Cette idée de repenser la structure judiciaire a déjà été réalisée à d’autres endroits au Canada, qui suivent pourtant le même Code criminel que nous : « Les cercles de paroles, les cercles de sentences, les comités de justice, c’est écrit dans le Code criminel. Il faut juste développer des choses et ne pas se limiter seulement à dire qu’on a un travailleur parajudiciaire autochtone, un agent de probation autochtone ou encore une CALAC autochtone ; il faut aller plus loin ».

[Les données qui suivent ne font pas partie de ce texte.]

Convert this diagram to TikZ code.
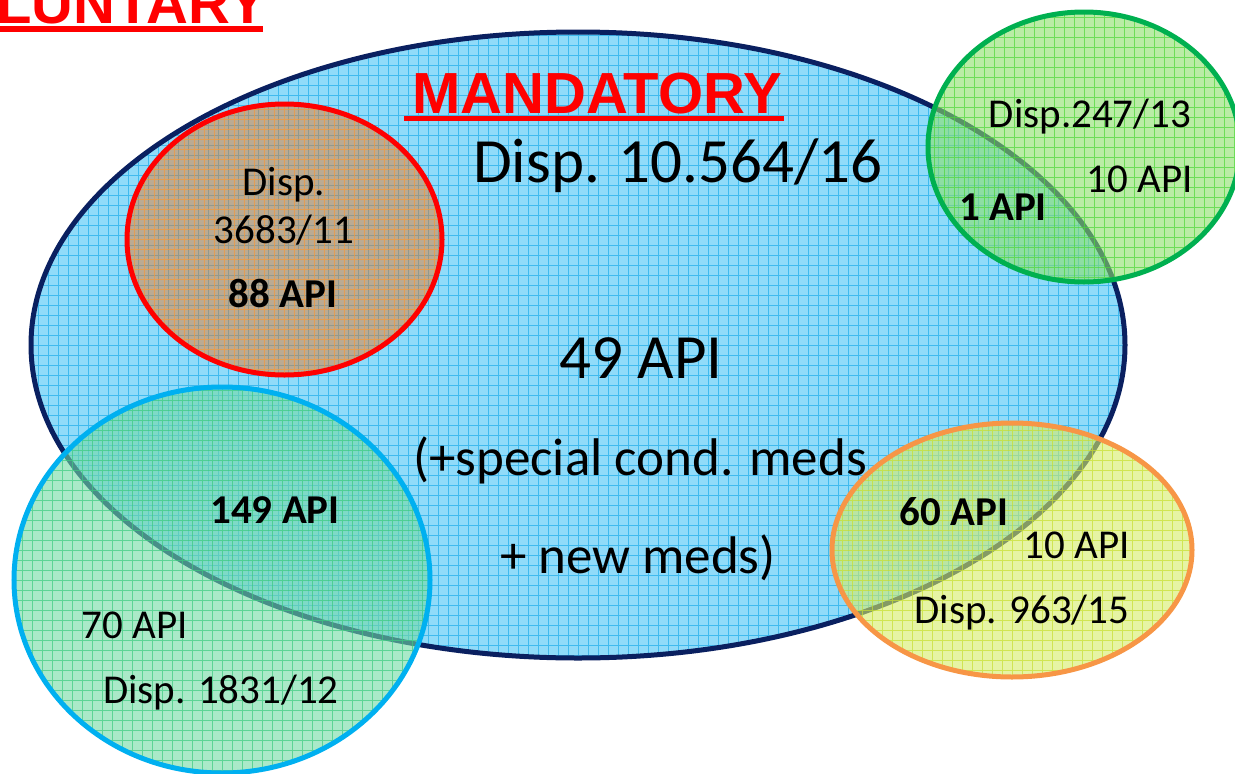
\documentclass[tikz,border=0pt]{standalone}
\usepackage{fontspec}
\setmainfont{Carlito}
\newfontfamily\titlefont{Liberation Sans}
\usetikzlibrary{shapes.geometric}
\definecolor{navy}{HTML}{0A2060}
\definecolor{bigblue}{HTML}{90DBF9}
\definecolor{biggrid}{HTML}{1FADEA}
\definecolor{redline}{HTML}{FF0000}
\definecolor{redfill}{HTML}{E67A2C}
\definecolor{redgrid}{HTML}{F39A3C}
\definecolor{greenline}{HTML}{00B050}
\definecolor{greenfill}{HTML}{8CE06A}
\definecolor{greengrid}{HTML}{4CD83A}
\definecolor{cyanline}{HTML}{00B0F0}
\definecolor{cyanfill}{HTML}{72DAA4}
\definecolor{cyangrid}{HTML}{3CCB80}
\definecolor{orangeline}{HTML}{F79646}
\definecolor{orangefill}{HTML}{D6EC68}
\definecolor{orangegrid}{HTML}{C8E030}
\tikzset{
  setblob/.style 2 args={ellipse, inner sep=0pt, outer sep=0pt,
    minimum width=#1, minimum height=#2},
  gridfill/.style={path picture={
      \draw[#1, line width=0.6pt, draw opacity=0.7, step=10pt]
        (path picture bounding box.south west) grid (path picture bounding box.north east);}},
  bigtxt/.style={inner sep=0pt, anchor=base, font=\fontsize{63}{63}\selectfont},
  midtxt/.style={inner sep=0pt, anchor=base, font=\fontsize{53}{53}\selectfont},
  smalltxt/.style={inner sep=0pt, anchor=base, font=\fontsize{41}{41}\selectfont},
  boldtxt/.style={inner sep=0pt, anchor=base, font=\fontsize{41}{41}\selectfont\bfseries},
  titletxt/.style={inner sep=0pt, text=redline, font=\titlefont\bfseries\fontsize{58}{58}\selectfont},
  uline/.style={draw=redline, line width=5.5pt}
}
\begin{document}
\begin{tikzpicture}[x=1pt,y=-1pt]
\useasboundingbox (0,0) rectangle (1235,774);
% big ellipse
\node[setblob={1094pt}{626pt}, fill=bigblue, gridfill=biggrid, draw=navy, line width=5pt] (mand) at (578,345) {};
% red circle
\node[setblob={315pt}{271pt}, fill=redfill, fill opacity=0.5, gridfill=redgrid, draw=redline, draw opacity=1, line width=5pt] (c3683) at (284.5,239.5) {};
% green circle
\node[setblob={312pt}{270pt}, fill=greenfill, fill opacity=0.6, gridfill=greengrid, draw=greenline, draw opacity=1, line width=5pt] (c247) at (1084,147) {};
% cyan circle
\node[setblob={416pt}{386pt}, fill=cyanfill, fill opacity=0.6, gridfill=cyangrid, draw=cyanline, draw opacity=1, line width=5pt] (c1831) at (222,580) {};
% orange circle
\node[setblob={360pt}{254pt}, fill=orangefill, fill opacity=0.6, gridfill=orangegrid, draw=orangeline, draw opacity=1, line width=5pt] (c963) at (1012,550) {};

% titles
\node[titletxt, anchor=base west] (vtitle) at (-4,23) {LUNTARY};
\draw[uline] ([yshift=-6pt]vtitle.base west) -- ([xshift=-4pt,yshift=-6pt]vtitle.base east);
\node[titletxt, anchor=base] (mtitle) at (597,113) {MANDATORY};
\draw[uline] ([xshift=-8pt,yshift=-5.5pt]mtitle.base west) -- ([xshift=2pt,yshift=-5.5pt]mtitle.base east);

% texts in big ellipse
\node[bigtxt] (t10564) at (678,182) {Disp. 10.564/16};
\node[bigtxt] (t49) at (641,378) {49 API};
\node[midtxt] (tspec) at (640,475) {(+special cond. meds};
\node[midtxt] (tnew) at (638,573) {+ new meds)};

% red circle texts
\node[smalltxt] (tdisp) at (284,195) {Disp.};
\node[smalltxt] (t3683) at (284,243) {3683/11};
\node[boldtxt] (t88) at (283,307) {88 API};

% green circle texts
\node[smalltxt] (t247) at (1090,127) {Disp.247/13};
\node[smalltxt] (t10g) at (1140,192) {10 API};
\node[boldtxt] (t1) at (1003,220) {1 API};

% cyan circle texts
\node[boldtxt] (t149) at (275,523) {149 API};
\node[smalltxt] (t70) at (135,638) {70 API};
\node[smalltxt] (t1831) at (221,703) {Disp. 1831/12};

% orange circle texts
\node[boldtxt] (t60) at (954,525) {60 API};
\node[smalltxt] (t10o) at (1077,558) {10 API};
\node[smalltxt] (t963) at (1022,623) {Disp. 963/15};
\end{tikzpicture}
\end{document}
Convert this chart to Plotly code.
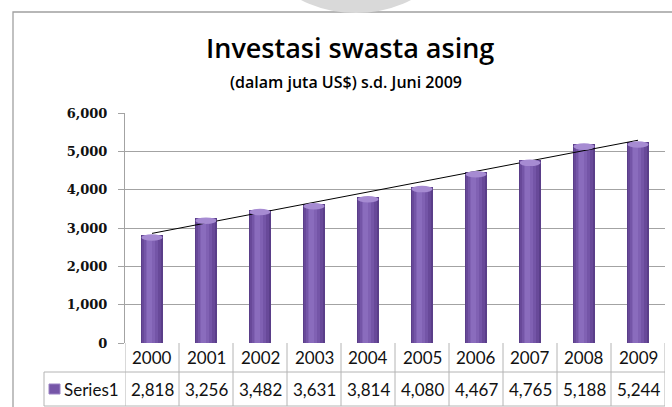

Certaines communautés cries et inuites fonctionnent avec des comités de justice formés de citoyens. À la suite de l’étude des dossiers qui leur sont référés, le groupe suggère une sentence, informe le Tribunal sur différents sujets, fait des recommandations sur la réhabilitation du justiciable, collabore au processus de guérison entre le contrevenant et la victime (ou la société), coordonne des mesures extrajudiciaires, etc. De plus, le comité accepte la plupart du temps de faire un suivi de l’individu et d’en faire rapport au tribunal par la suite. Il s’agit d’une sorte d’agence de probation, outil efficace qui empêche efficacement les récidives. Ce modèle, qui favorise la réhabilitation, permet également de mettre en valeur l’importance que les autochtones accordent aux aînés : « un jeune adulte autochtone pris avec un problème de boisson qui se retrouve devant une personne âgée qui a déjà réglé ce problème il y a 20 ans, qui a vécu avec les conséquences et qui le comprend, et qui en plus vient de sa communauté et parle sa langue, ça va être plus efficace par définition qu’un agent probation non autochtone qui vient du Sud ».


La commission Viens continue ses travaux et promet beaucoup pour le Québec de demain. Comme le conclut Me Leblanc, certaines solutions observées sont gagnantes à tous les niveaux. Cette commission a le véritable potentiel de nous amener à franchir une nouvelle étape dans l’amélioration de nos rapports avec les Autochtones du Québec.